3 sells 5,2,1 for $x each = 2x,5x,10x respectively

and the price x is irrelevent - 28 Jun '06 20:07

sell them in packs so that the prize is the same, imagine that they went out two times to sell them, and by imposible reasons the price had, they could not sell them all the first time, so they regrouped, rearanged the price for the last ones and finished.*Originally posted by aginis***then any price will do**

1 sells 50 apples for $x

2 sells 30 apples for $x

3 sells 10 apples for $x

or

1 sells 25,10,5 for $x each = 2x,5x,10x respectively

2 sells 15,6,3 for $x = 2x, 5x,10x respectively

3 sells 5,2,1 for $x each = 2x,5x,10x respectively

and the price x is irrelevent

this hint is too much i think, I am going out now be back in a few hours - 28 Jun '06 20:42

ok, its not a hint if the question doesn't make sense. you have to set some sort of rules.*Originally posted by Superman***sell them in packs so that the prize is the same, imagine that they went out two times to sell them, and by imposible reasons the price had, they could not sell them all the first time, so they regrouped, rearanged the price for the last ones and finished.**

this hint is too much i think, I am going out now be back in a few hours

once again the price could be anything

day1 employee 1 sells 49 apples for 261 dollars a piece netting $12,789

employee's 2 and 3 have a slow day and sell no apples

day2 employee 1 is trying to sell his last apple for 441 dollars but fails

employee 2 sells 29 apples at 441 each netting 12,789

employee 3 has a slow day no sales

day 3 employee 1 is selling his last apple at 1421

he and employee 2 fail

but employee sells 9 apples and the brooklyn bridge for $12,789

day 4 blow out sale all three employees sell their last remaining apple for $1 each nets $12790

do me a favor don't become a math teacher (i hear McDonalds is hiring.) - 29 Jun '06 03:45

Yes, I guess you are right, you reached the solution, only in a different way than the one I have, but it is like you said, it doesn’t mater the amount, so this problem has as much solutions as numbers, unless you make a rule for that.*Originally posted by aginis***ok, its not a hint if the question doesn't make sense. you have to set some sort of rules.**

once again the price could be anything

day1 employee 1 sells 49 apples for 261 dollars a piece netting $12,789

employee's 2 and 3 have a slow day and sell no apples

day2 employee 1 is trying to sell his last apple for 441 dollars but fails

employee 2 sells 29 a ...[text shortened]... 1 each nets $12790

do me a favor don't become a math teacher (i hear McDonalds is hiring.)

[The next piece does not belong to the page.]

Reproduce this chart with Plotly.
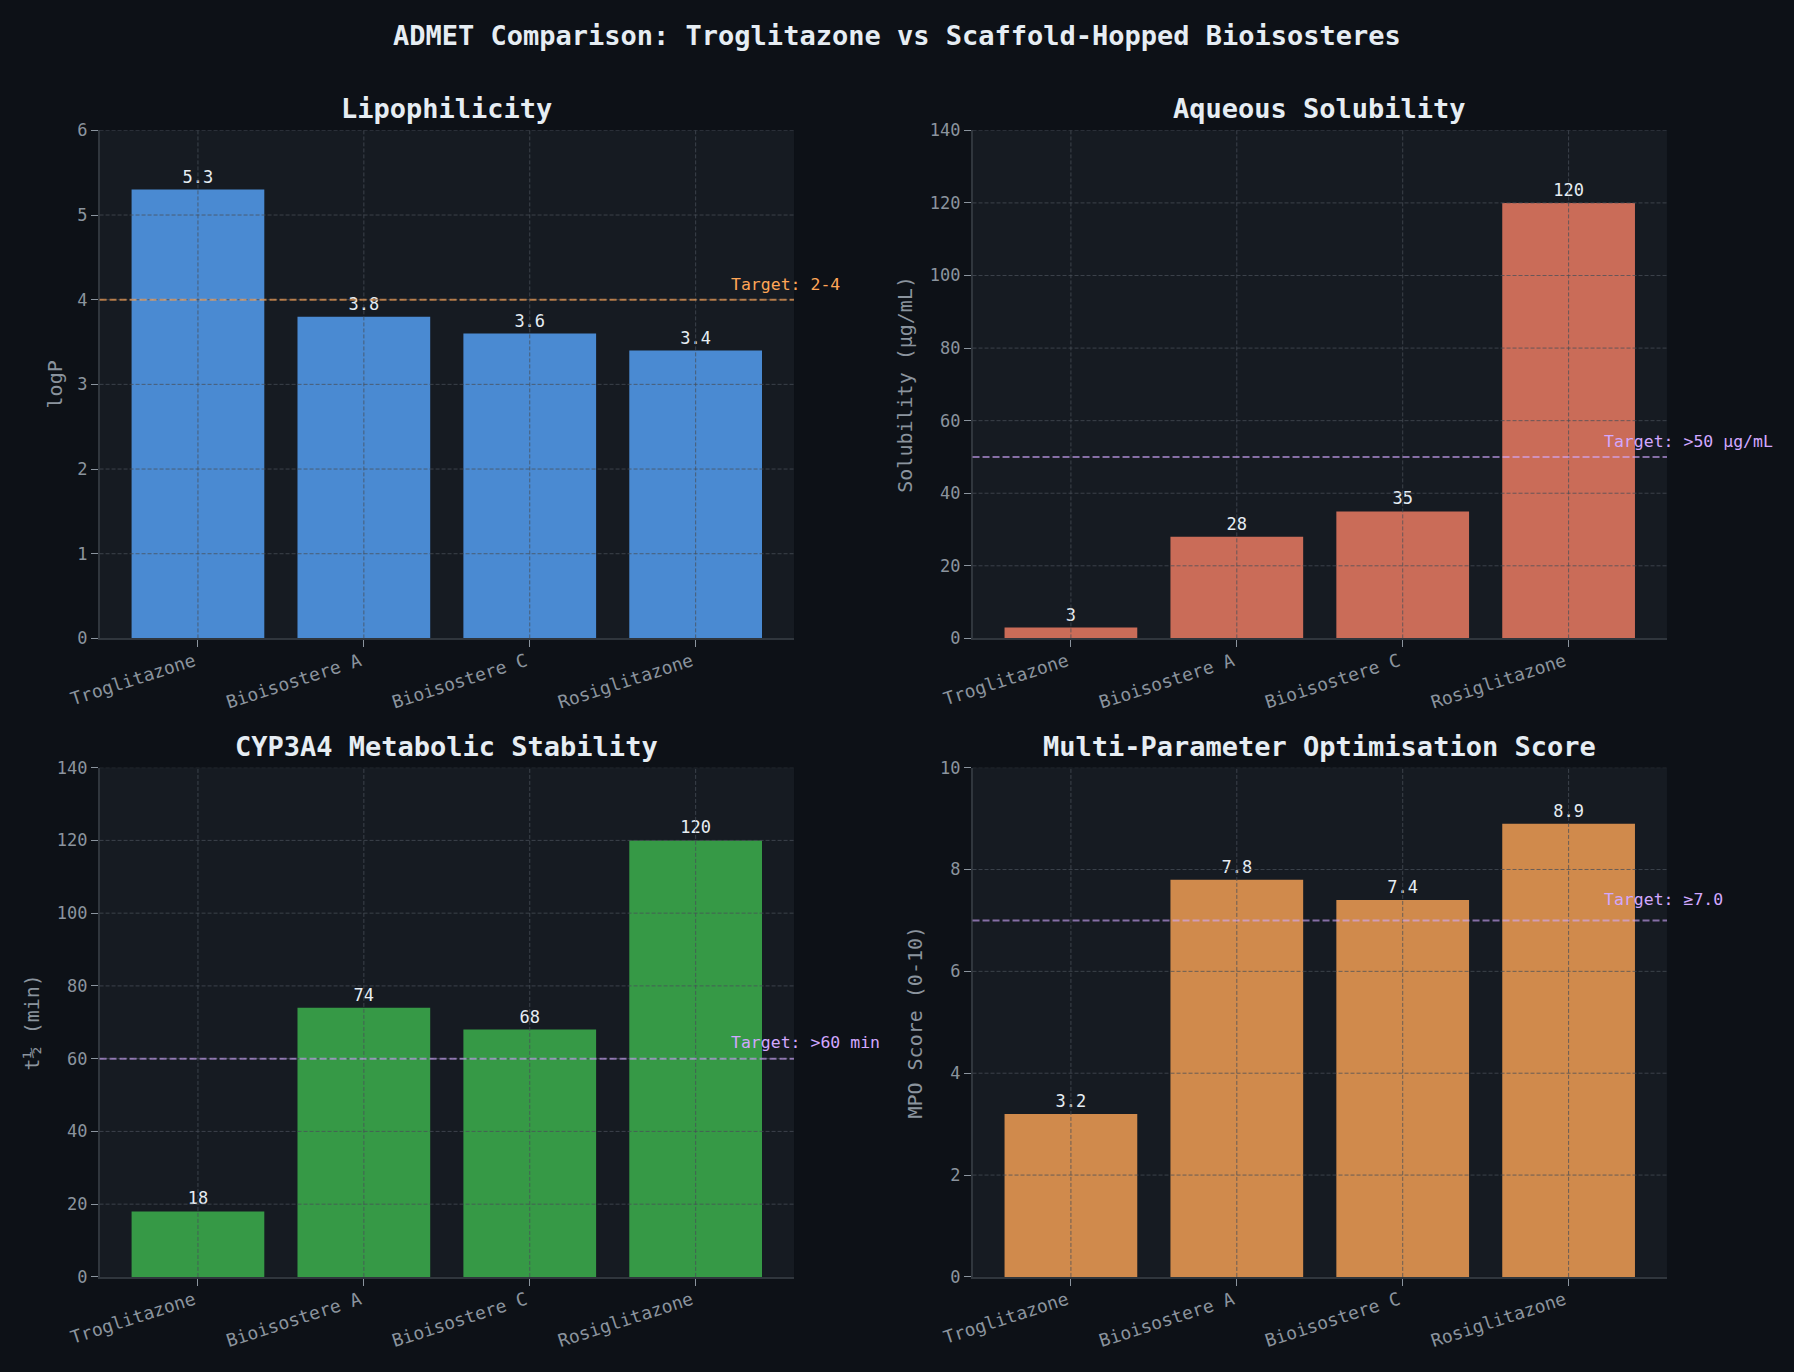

Here is the solution I have.

Employee 1 started selling seven apples per dollar, so she sold 49 apples obtaining 7 dollars, and 1 apple left.

Employee 2 was obliged to sell the same so he sold 28 apples obtaining 4 dollars, and 2 apples left.

Employee 3 did the same and sold 7 apples obtaining 1 dollar and 3 apples left.

Because it was impossible to sell 7 apples for them, they regrouped and employee 1 set a new price:

Employee 1 sold his remaining apple for 3 dollars

Employee 2 did the same with his apples and obtained 6 dollars

Employee 3 did the same with his 3 apples and obtained 9 dollars

So employee 1 has 7 dollars the first sale and 3 the second equals 10

And employee 2 has 4 dollars the first sale and 6 the second equals 10

Employee 3 had 1 dollar from the first sale and 9 the second it equals 10

I guess the rule would be to sell the apples at a reasonable price, because who would buy an apple for 441 dollars?

I will take your advice, wont be a teacher.